▶ Work to be completed: Would you repeat the listing exactly but omit every picture?

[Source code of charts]
--*--

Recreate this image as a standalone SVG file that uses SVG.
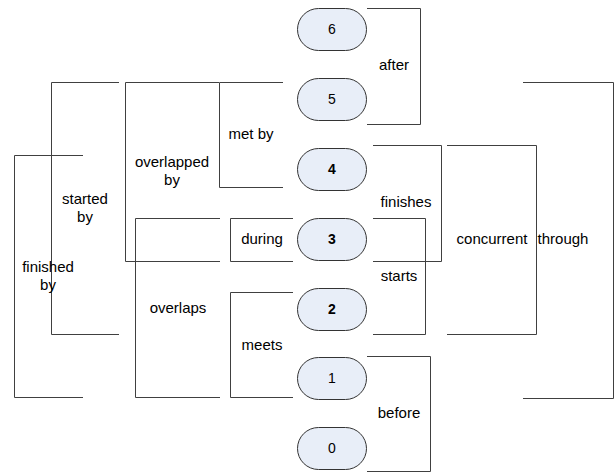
<svg xmlns="http://www.w3.org/2000/svg" width="615" height="473" viewBox="0 0 615 473">
<style>
.n rect{fill:#e8eef8;stroke:#333;stroke-width:1}
.n text{font-family:"Liberation Sans",Arial,sans-serif;font-size:14px;fill:#000;text-anchor:middle}
.b text{font-weight:bold}
#connectors path{fill:none;stroke:#404040;stroke-width:1}
.l{font-family:"Liberation Sans",Arial,sans-serif;font-size:15px;fill:#000;text-anchor:middle}
</style>
<rect width="615" height="473" fill="#fff"/>
<g id="connectors">
<path id="after" d="M367,8.5H420.5V124.5H367"/>
<path id="through" d="M523,82.5H613.5V398.5H523"/>
<path id="concurrent" d="M447,145.5H536.5V334.5H447"/>
<path id="finishes" d="M373,145.5H441.5V261.5H373"/>
<path id="starts" d="M373,218.5H425.5V334.5H373"/>
<path id="before" d="M367,356.5H430.5V471.5H367"/>
<path id="metby" d="M283,82.5H219.5V187.5H283"/>
<path id="overlappedby" d="M219,82.5H125.5V261.5H220"/>
<path id="during" d="M293,218.5H230.5V261.5H293"/>
<path id="overlaps" d="M220,218.5H135.5V397.5H220"/>
<path id="meets" d="M293,292.5H230.5V397.5H293"/>
<path id="startedby" d="M119,82.5H51.5V334.5H119"/>
<path id="finishedby" d="M83,155.5H14.5V397.5H83"/>
</g>
<g id="labels">
<text class="l" x="394" y="70">after</text>
<text class="l" x="563" y="244">through</text>
<text class="l" x="492" y="244">concurrent</text>
<text class="l" x="406" y="207">finishes</text>
<text class="l" x="399" y="281">starts</text>
<text class="l" x="399" y="418">before</text>
<text class="l" x="251" y="139">met by</text>
<text class="l" x="172" y="167">overlapped</text>
<text class="l" x="172" y="185">by</text>
<text class="l" x="262" y="244">during</text>
<text class="l" x="178" y="313">overlaps</text>
<text class="l" x="262" y="350">meets</text>
<text class="l" x="85" y="204">started</text>
<text class="l" x="85" y="222">by</text>
<text class="l" x="48" y="272">finished</text>
<text class="l" x="48" y="290">by</text>
</g>
<g id="node6" class="n"><rect x="297.5" y="8.5" width="69" height="42" rx="21"/><text x="332" y="34">6</text></g>
<g id="node5" class="n"><rect x="297.5" y="78.5" width="69" height="42" rx="21"/><text x="332" y="104">5</text></g>
<g id="node4" class="n b"><rect x="297.5" y="148.5" width="69" height="42" rx="21"/><text x="332" y="174">4</text></g>
<g id="node3" class="n b"><rect x="297.5" y="218.5" width="69" height="42" rx="21"/><text x="332" y="244">3</text></g>
<g id="node2" class="n b"><rect x="297.5" y="288.5" width="69" height="42" rx="21"/><text x="332" y="314">2</text></g>
<g id="node1" class="n"><rect x="297.5" y="357.5" width="69" height="42" rx="21"/><text x="332" y="383">1</text></g>
<g id="node0" class="n"><rect x="297.5" y="427.5" width="69" height="42" rx="21"/><text x="332" y="453">0</text></g>
</svg>
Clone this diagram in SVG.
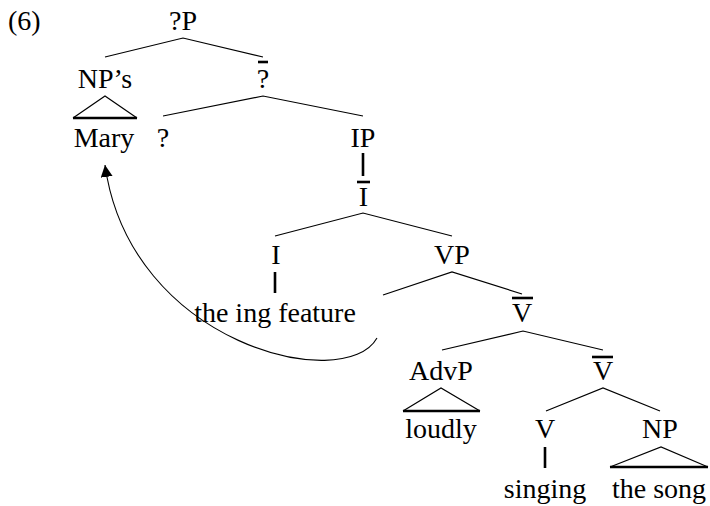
<svg xmlns="http://www.w3.org/2000/svg" width="710" height="506" viewBox="0 0 710 506">
<defs>
<style>
text{font-family:"Liberation Serif","Times New Roman",serif;font-size:28px;fill:#000;text-anchor:middle}
.e{stroke:#000;stroke-width:1.2;fill:none}
.t{stroke:#000;stroke-width:2.6;fill:none}
.tri{stroke:#000;stroke-width:1.2;fill:none}
.arc{stroke:#000;stroke-width:1.1;fill:none}
</style>
<marker id="ah" markerWidth="12" markerHeight="12" refX="10" refY="5" orient="auto" markerUnits="userSpaceOnUse" viewBox="0 0 10 10">
<path d="M0,0 L10,5 L0,10 Z" fill="#000"/>
</marker>
</defs>
<rect width="710" height="506" fill="#fff"/>
<text x="8" y="30" style="text-anchor:start">(6)</text>
<g id="connectors">
<path class="e" d="M105,57 L183,38 L263,57"/>
<path class="e" d="M163,116 L263,96 L363,116"/>
<path class="t" d="M363,153 V176"/>
<path class="e" d="M275,236 L363,213 L452,236"/>
<path class="t" d="M275,272 V293"/>
<path class="e" d="M383,295 L452,272 L522,294"/>
<path class="e" d="M442,350 L523,331 L603,350"/>
<path class="e" d="M546,411 L603,388 L660,411"/>
<path class="t" d="M545,447 V468"/>
<path class="tri" d="M73,118 L105,96 L137,118"/>
<path class="t" d="M73,118 H137"/>
<path class="tri" d="M403,411 L441,388 L480,411"/>
<path class="t" d="M403,411 H480"/>
<path class="tri" d="M610,467 L661,447 L708,467"/>
<path class="t" d="M610,467 H708"/>
<path class="arc" d="M377,338 C345,395 130,345 105,165" marker-end="url(#ah)"/>
</g>
<g id="n-qP"><text x="183" y="30">?P</text></g>
<g id="n-NPs"><text x="105" y="88">NP’s</text></g>
<g id="n-Mary"><text x="104" y="147">Mary</text></g>
<g id="n-qbar"><path class="t" d="M258,62 H268"/><text x="263" y="88">?</text></g>
<g id="n-q"><text x="163" y="147">?</text></g>
<g id="n-IP"><text x="363" y="147">IP</text></g>
<g id="n-Ibar"><path class="t" d="M357,182 H370"/><text x="363.5" y="206">I</text></g>
<g id="n-I"><text x="276" y="264">I</text></g>
<g id="n-ing"><text x="275" y="322">the ing feature</text></g>
<g id="n-VP"><text x="452" y="264">VP</text></g>
<g id="n-Vbar1"><path class="t" d="M512,298 H533"/><text x="522" y="322">V</text></g>
<g id="n-AdvP"><text x="441" y="380">AdvP</text></g>
<g id="n-loudly"><text x="441" y="438">loudly</text></g>
<g id="n-Vbar2"><path class="t" d="M592,357 H613"/><text x="603" y="380">V</text></g>
<g id="n-V"><text x="545" y="438">V</text></g>
<g id="n-singing"><text x="545" y="498">singing</text></g>
<g id="n-NP"><text x="660" y="438">NP</text></g>
<g id="n-thesong"><text x="659" y="498">the song</text></g>
</svg>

--*--

▶ Solution to the problem:
Recreate this image as a standalone SVG file that uses SVG.
<svg xmlns="http://www.w3.org/2000/svg" width="615" height="473" viewBox="0 0 615 473">
<style>
.n rect{fill:#e8eef8;stroke:#333;stroke-width:1}
.n text{font-family:"Liberation Sans",Arial,sans-serif;font-size:14px;fill:#000;text-anchor:middle}
.b text{font-weight:bold}
#connectors path{fill:none;stroke:#404040;stroke-width:1}
.l{font-family:"Liberation Sans",Arial,sans-serif;font-size:15px;fill:#000;text-anchor:middle}
</style>
<rect width="615" height="473" fill="#fff"/>
<g id="connectors">
<path id="after" d="M367,8.5H420.5V124.5H367"/>
<path id="through" d="M523,82.5H613.5V398.5H523"/>
<path id="concurrent" d="M447,145.5H536.5V334.5H447"/>
<path id="finishes" d="M373,145.5H441.5V261.5H373"/>
<path id="starts" d="M373,218.5H425.5V334.5H373"/>
<path id="before" d="M367,356.5H430.5V471.5H367"/>
<path id="metby" d="M283,82.5H219.5V187.5H283"/>
<path id="overlappedby" d="M219,82.5H125.5V261.5H220"/>
<path id="during" d="M293,218.5H230.5V261.5H293"/>
<path id="overlaps" d="M220,218.5H135.5V397.5H220"/>
<path id="meets" d="M293,292.5H230.5V397.5H293"/>
<path id="startedby" d="M119,82.5H51.5V334.5H119"/>
<path id="finishedby" d="M83,155.5H14.5V397.5H83"/>
</g>
<g id="labels">
<text class="l" x="394" y="70">after</text>
<text class="l" x="563" y="244">through</text>
<text class="l" x="492" y="244">concurrent</text>
<text class="l" x="406" y="207">finishes</text>
<text class="l" x="399" y="281">starts</text>
<text class="l" x="399" y="418">before</text>
<text class="l" x="251" y="139">met by</text>
<text class="l" x="172" y="167">overlapped</text>
<text class="l" x="172" y="185">by</text>
<text class="l" x="262" y="244">during</text>
<text class="l" x="178" y="313">overlaps</text>
<text class="l" x="262" y="350">meets</text>
<text class="l" x="85" y="204">started</text>
<text class="l" x="85" y="222">by</text>
<text class="l" x="48" y="272">finished</text>
<text class="l" x="48" y="290">by</text>
</g>
<g id="node6" class="n"><rect x="297.5" y="8.5" width="69" height="42" rx="21"/><text x="332" y="34">6</text></g>
<g id="node5" class="n"><rect x="297.5" y="78.5" width="69" height="42" rx="21"/><text x="332" y="104">5</text></g>
<g id="node4" class="n b"><rect x="297.5" y="148.5" width="69" height="42" rx="21"/><text x="332" y="174">4</text></g>
<g id="node3" class="n b"><rect x="297.5" y="218.5" width="69" height="42" rx="21"/><text x="332" y="244">3</text></g>
<g id="node2" class="n b"><rect x="297.5" y="288.5" width="69" height="42" rx="21"/><text x="332" y="314">2</text></g>
<g id="node1" class="n"><rect x="297.5" y="357.5" width="69" height="42" rx="21"/><text x="332" y="383">1</text></g>
<g id="node0" class="n"><rect x="297.5" y="427.5" width="69" height="42" rx="21"/><text x="332" y="453">0</text></g>
</svg>
Clone this diagram in SVG.
<svg xmlns="http://www.w3.org/2000/svg" width="710" height="506" viewBox="0 0 710 506">
<defs>
<style>
text{font-family:"Liberation Serif","Times New Roman",serif;font-size:28px;fill:#000;text-anchor:middle}
.e{stroke:#000;stroke-width:1.2;fill:none}
.t{stroke:#000;stroke-width:2.6;fill:none}
.tri{stroke:#000;stroke-width:1.2;fill:none}
.arc{stroke:#000;stroke-width:1.1;fill:none}
</style>
<marker id="ah" markerWidth="12" markerHeight="12" refX="10" refY="5" orient="auto" markerUnits="userSpaceOnUse" viewBox="0 0 10 10">
<path d="M0,0 L10,5 L0,10 Z" fill="#000"/>
</marker>
</defs>
<rect width="710" height="506" fill="#fff"/>
<text x="8" y="30" style="text-anchor:start">(6)</text>
<g id="connectors">
<path class="e" d="M105,57 L183,38 L263,57"/>
<path class="e" d="M163,116 L263,96 L363,116"/>
<path class="t" d="M363,153 V176"/>
<path class="e" d="M275,236 L363,213 L452,236"/>
<path class="t" d="M275,272 V293"/>
<path class="e" d="M383,295 L452,272 L522,294"/>
<path class="e" d="M442,350 L523,331 L603,350"/>
<path class="e" d="M546,411 L603,388 L660,411"/>
<path class="t" d="M545,447 V468"/>
<path class="tri" d="M73,118 L105,96 L137,118"/>
<path class="t" d="M73,118 H137"/>
<path class="tri" d="M403,411 L441,388 L480,411"/>
<path class="t" d="M403,411 H480"/>
<path class="tri" d="M610,467 L661,447 L708,467"/>
<path class="t" d="M610,467 H708"/>
<path class="arc" d="M377,338 C345,395 130,345 105,165" marker-end="url(#ah)"/>
</g>
<g id="n-qP"><text x="183" y="30">?P</text></g>
<g id="n-NPs"><text x="105" y="88">NP’s</text></g>
<g id="n-Mary"><text x="104" y="147">Mary</text></g>
<g id="n-qbar"><path class="t" d="M258,62 H268"/><text x="263" y="88">?</text></g>
<g id="n-q"><text x="163" y="147">?</text></g>
<g id="n-IP"><text x="363" y="147">IP</text></g>
<g id="n-Ibar"><path class="t" d="M357,182 H370"/><text x="363.5" y="206">I</text></g>
<g id="n-I"><text x="276" y="264">I</text></g>
<g id="n-ing"><text x="275" y="322">the ing feature</text></g>
<g id="n-VP"><text x="452" y="264">VP</text></g>
<g id="n-Vbar1"><path class="t" d="M512,298 H533"/><text x="522" y="322">V</text></g>
<g id="n-AdvP"><text x="441" y="380">AdvP</text></g>
<g id="n-loudly"><text x="441" y="438">loudly</text></g>
<g id="n-Vbar2"><path class="t" d="M592,357 H613"/><text x="603" y="380">V</text></g>
<g id="n-V"><text x="545" y="438">V</text></g>
<g id="n-singing"><text x="545" y="498">singing</text></g>
<g id="n-NP"><text x="660" y="438">NP</text></g>
<g id="n-thesong"><text x="659" y="498">the song</text></g>
</svg>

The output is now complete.